TechX and StartLabs, the MIT student groups that organized the hackathon, reimbursed participants up to $200 each for travel costs.
The event began with a couple of hitches: At the Saturday kickoff in Kresge Auditorium, slideshow clicker problems botched the presentations of sponsors who paid for time onstage to show off their APIs, and one presenter resorted to getting the audience to shout “Next slide!” loudly enough for backstage helpers to hear. Later, one of the hackathon projects attempted to offer a remedy, allowing presenters to advance through slides with their phones or Pebble watches.
The ceremony host, Rap Genius co-founder Tom Lehman, made up for some it with his brazen, if sometimes brash, style, but he too was left hanging out to dry several times as organizers scuttled about offstage preparing the next agenda item.
He opened by advising hackers to avoid wasting time on adhering to best engineering principles.
“The shittiest possible thing is the best possible thing,” Lehman said.
Students began hacking after the kickoff, but the wireless routers in Johnson could not handle the number of people trying to use the Internet. Many set up their own wireless networks with names like “hide yo kids hide yo wifi,” adding to the interference in the room. Some teams scouted out other venues with better Wifi.
The wireless situation was just one of the challenges the sheer scale of the event presented, according to Gulrajani, who said that handling the logistics was like “putting out fires” everywhere.
But most had access to the Internet by 2 p.m. or 3 p.m., after organizers ran to Micro Center and bought scores of Ethernet cables.
By then, Julian Ceipek, who led Northway’s team from Olin College, had started on an ambitious plan for their project: they would make an game in which a “performer” would use hand-held Razer Hydra controllers to deflect virtual fire from audience members, who could shoot at the performer by pressing a button on their laptops or smartphones. The performer would also wear an Oculus Rift virtual reality headset, which would display approaching bullets. The backend would be handled by Firebase, one of the APIs featured at the kickoff, and for the graphics, they would use pixi.js, a rendering engine.
Ceipek soon ran into trouble connecting the controllers to their computers.
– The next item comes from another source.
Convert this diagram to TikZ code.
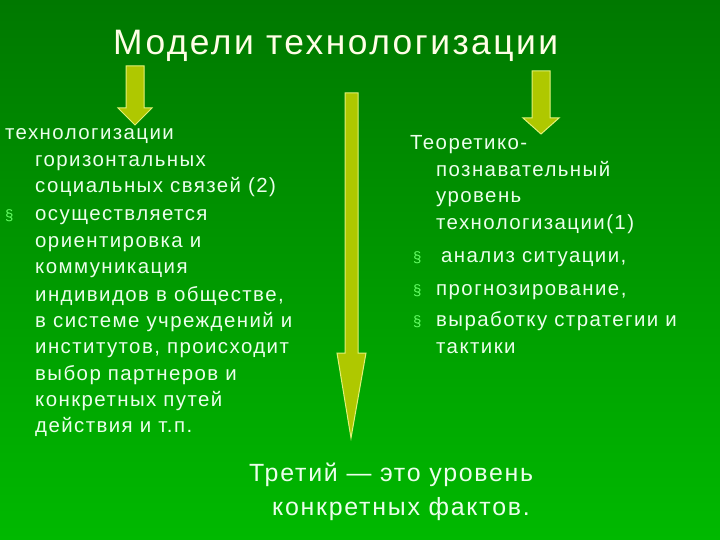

After trying to set them up for an hour and a half, the task was handed over to Northway, whose laptop could run Windows, an operating system they hadn’t tried yet.
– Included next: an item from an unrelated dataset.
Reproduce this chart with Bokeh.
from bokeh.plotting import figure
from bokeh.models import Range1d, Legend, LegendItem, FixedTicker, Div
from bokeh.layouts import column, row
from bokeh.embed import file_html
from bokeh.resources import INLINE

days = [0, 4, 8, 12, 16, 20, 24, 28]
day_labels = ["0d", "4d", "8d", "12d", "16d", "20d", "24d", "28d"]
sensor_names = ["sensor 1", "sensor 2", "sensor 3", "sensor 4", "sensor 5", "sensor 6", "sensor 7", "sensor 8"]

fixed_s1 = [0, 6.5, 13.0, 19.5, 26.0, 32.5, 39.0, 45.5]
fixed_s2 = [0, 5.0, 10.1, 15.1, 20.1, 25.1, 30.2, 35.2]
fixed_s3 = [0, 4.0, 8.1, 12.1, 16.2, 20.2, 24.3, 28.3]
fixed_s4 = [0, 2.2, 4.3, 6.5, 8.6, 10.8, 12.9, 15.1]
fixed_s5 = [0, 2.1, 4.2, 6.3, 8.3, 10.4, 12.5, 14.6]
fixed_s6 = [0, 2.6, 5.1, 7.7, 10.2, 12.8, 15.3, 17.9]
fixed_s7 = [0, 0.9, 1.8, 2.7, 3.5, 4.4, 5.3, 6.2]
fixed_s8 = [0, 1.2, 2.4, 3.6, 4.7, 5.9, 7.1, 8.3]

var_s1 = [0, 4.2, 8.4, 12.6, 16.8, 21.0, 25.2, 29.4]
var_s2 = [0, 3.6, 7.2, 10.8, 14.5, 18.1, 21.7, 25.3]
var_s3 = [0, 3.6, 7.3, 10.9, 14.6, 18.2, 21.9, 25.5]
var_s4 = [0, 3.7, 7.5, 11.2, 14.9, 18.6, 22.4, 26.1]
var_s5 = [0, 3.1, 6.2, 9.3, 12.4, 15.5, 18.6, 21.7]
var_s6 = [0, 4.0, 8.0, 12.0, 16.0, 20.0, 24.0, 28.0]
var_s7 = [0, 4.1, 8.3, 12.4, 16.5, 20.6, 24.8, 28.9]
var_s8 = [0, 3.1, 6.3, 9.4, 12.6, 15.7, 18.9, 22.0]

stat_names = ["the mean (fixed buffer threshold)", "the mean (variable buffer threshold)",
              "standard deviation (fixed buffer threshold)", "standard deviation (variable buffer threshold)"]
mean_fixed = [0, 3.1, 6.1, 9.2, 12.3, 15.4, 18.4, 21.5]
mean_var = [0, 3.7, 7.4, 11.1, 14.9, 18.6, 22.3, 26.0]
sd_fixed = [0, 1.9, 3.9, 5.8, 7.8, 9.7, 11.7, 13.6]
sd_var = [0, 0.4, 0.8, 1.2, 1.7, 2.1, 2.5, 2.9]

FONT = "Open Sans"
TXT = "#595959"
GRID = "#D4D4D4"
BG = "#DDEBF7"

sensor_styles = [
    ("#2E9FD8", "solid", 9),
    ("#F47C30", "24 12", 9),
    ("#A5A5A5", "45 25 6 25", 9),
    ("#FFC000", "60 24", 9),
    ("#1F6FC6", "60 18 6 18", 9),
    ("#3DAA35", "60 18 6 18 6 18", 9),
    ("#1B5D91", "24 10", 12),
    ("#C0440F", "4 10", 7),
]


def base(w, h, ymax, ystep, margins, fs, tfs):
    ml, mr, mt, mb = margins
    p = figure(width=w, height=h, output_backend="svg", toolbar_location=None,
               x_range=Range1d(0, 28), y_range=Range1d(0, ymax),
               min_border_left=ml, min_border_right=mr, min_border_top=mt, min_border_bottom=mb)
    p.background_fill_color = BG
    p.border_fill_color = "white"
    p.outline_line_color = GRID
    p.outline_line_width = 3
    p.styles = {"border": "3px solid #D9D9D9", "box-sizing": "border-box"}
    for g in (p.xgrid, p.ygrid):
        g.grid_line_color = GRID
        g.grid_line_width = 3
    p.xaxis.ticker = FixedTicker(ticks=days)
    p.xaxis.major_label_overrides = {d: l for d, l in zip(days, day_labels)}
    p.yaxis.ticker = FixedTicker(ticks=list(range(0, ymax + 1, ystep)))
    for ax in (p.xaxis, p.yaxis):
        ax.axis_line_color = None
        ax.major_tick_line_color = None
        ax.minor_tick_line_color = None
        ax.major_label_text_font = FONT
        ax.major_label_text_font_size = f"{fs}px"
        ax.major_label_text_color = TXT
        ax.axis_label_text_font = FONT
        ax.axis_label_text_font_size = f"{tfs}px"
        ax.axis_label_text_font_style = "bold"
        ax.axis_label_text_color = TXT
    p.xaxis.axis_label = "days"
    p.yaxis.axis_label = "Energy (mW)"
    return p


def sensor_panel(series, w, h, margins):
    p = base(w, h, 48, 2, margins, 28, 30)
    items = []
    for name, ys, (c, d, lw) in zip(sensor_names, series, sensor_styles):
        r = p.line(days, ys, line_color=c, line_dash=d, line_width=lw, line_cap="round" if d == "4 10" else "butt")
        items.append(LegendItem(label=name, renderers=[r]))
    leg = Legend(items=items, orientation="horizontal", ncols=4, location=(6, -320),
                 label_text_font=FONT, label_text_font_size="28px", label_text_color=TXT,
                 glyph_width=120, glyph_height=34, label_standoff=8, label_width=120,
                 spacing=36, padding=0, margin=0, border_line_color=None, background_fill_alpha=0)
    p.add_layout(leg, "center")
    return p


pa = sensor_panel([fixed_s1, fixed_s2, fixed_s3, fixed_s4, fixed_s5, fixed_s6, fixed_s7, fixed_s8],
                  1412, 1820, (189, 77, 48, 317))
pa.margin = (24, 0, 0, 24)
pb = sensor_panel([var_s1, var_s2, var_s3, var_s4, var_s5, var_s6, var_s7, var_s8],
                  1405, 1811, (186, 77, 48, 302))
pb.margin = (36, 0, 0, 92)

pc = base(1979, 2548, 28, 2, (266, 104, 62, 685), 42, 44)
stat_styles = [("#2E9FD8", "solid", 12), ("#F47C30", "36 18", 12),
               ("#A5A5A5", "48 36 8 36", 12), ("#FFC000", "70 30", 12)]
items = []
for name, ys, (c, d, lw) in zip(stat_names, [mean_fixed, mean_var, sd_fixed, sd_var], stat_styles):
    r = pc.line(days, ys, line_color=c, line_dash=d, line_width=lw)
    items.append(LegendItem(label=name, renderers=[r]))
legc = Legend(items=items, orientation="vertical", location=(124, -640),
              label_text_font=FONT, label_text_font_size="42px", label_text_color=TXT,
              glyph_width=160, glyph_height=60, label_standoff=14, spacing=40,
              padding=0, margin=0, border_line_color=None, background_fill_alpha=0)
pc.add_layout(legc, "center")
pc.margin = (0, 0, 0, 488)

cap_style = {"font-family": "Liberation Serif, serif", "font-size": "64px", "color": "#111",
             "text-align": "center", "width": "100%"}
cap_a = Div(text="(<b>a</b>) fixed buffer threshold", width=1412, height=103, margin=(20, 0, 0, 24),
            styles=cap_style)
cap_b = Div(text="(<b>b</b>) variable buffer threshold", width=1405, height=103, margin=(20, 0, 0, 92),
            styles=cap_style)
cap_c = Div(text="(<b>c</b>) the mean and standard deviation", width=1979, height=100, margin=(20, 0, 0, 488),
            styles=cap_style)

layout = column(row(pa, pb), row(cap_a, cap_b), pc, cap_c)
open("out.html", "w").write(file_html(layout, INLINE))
“None of us enjoy working in Windows,” Ceipek said afterwards.
Progress was steady thereafter. At 4 p.m., team member Matt Wismer was able to sync the movement of a test sprite between two clients through Firebase. By 7:30 p.m., new clients who joined the game would appear as triangles joining a circle. Ceipek set to work on a design for an avatar to replace the triangles, and another team member, Madison May, animated the click of a ‘FIRE’ button for audience members. By 9:30 p.m. audience members could shoot bullets, and by 1:30 a.m. Northway and Pratool Gadtaula were mapping movements of a Hydra controller onto the laptop screen rather than merely displaying its coordinates in space.
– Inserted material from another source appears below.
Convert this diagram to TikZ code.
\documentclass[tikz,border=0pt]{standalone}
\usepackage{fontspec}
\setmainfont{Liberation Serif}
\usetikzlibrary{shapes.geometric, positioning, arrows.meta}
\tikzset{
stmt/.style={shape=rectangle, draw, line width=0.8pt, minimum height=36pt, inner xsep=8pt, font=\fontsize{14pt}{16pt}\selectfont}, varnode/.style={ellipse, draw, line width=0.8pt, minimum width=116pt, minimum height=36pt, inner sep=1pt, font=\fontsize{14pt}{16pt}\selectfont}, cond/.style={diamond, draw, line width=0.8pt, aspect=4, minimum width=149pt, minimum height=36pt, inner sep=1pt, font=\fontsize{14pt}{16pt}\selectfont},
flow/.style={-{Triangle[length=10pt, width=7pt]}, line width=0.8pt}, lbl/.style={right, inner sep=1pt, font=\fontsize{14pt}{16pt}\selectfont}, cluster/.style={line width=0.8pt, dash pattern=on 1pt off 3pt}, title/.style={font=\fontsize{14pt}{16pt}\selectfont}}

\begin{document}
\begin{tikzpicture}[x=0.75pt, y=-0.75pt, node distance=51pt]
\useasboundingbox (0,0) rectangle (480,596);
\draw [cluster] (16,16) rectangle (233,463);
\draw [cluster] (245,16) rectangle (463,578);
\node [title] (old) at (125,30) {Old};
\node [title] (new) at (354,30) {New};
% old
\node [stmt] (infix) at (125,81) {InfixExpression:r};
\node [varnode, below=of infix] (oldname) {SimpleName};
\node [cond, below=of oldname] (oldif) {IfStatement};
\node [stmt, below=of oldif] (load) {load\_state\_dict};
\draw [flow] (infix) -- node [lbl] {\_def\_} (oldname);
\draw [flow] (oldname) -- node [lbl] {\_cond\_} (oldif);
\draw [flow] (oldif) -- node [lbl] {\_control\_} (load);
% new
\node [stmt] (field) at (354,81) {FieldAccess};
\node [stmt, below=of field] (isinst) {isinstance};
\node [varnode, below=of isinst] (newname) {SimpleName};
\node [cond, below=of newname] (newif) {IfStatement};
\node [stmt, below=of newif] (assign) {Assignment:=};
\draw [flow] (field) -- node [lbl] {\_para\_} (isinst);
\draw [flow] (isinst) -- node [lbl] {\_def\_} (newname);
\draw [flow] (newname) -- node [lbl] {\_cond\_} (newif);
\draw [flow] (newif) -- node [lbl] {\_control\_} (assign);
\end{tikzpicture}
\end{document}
By 3 a.m., Ceipek had fallen into an exaggerated version of the British accent he grew up with.
After some early-morning trigonometry, May, Ceipek, and Wismer had a collision detection mechanism in place to determine whether the performer at the center had successfully blocked the incoming bullets with its arms.
The 9 a.m. deadline, when first-round judging started, rolled around soon enough.
In the end, Ceipek’s team wasn’t among the 10 teams to make it to the final round.
But that didn’t matter.
Gulrajani hopes that participants will continue going to hackathons. “Hackathons are sort of like a gathering of the herd. Everybody who’s a really really influential person in the undergraduate computer-science-slash-entrepreneurship community basically these days just frequents these hackathons all the time,” he said.
These people “are some of the most amazing people in the world to hang around,” he said. “You leave feeling inspired and wanting to go to more and more events.”
Ceipek, who has already attended half a dozen hackathons, doesn’t need any convincing. “I think the best part is seeing what other people come up with and working with people you’ve never worked with before,” Ceipek said.
“I think there’s a certain sense of camaraderie that will come out of sitting in a room with a 1,000 other people, and just sitting there and trying to stay awake, and coding like crazy, and brainstorming ideas,” Alice S. Wu ’17, one of the organizers, said.
“Out of the 1,000 people that we brought to HackMIT, if we made a significant impact on the direction of even 10 people’s lives, then that justified the entire effort for us,” Gulrajani said. “Based on what we’ve heard from attendees, I think we’ve gotten far past that goal.”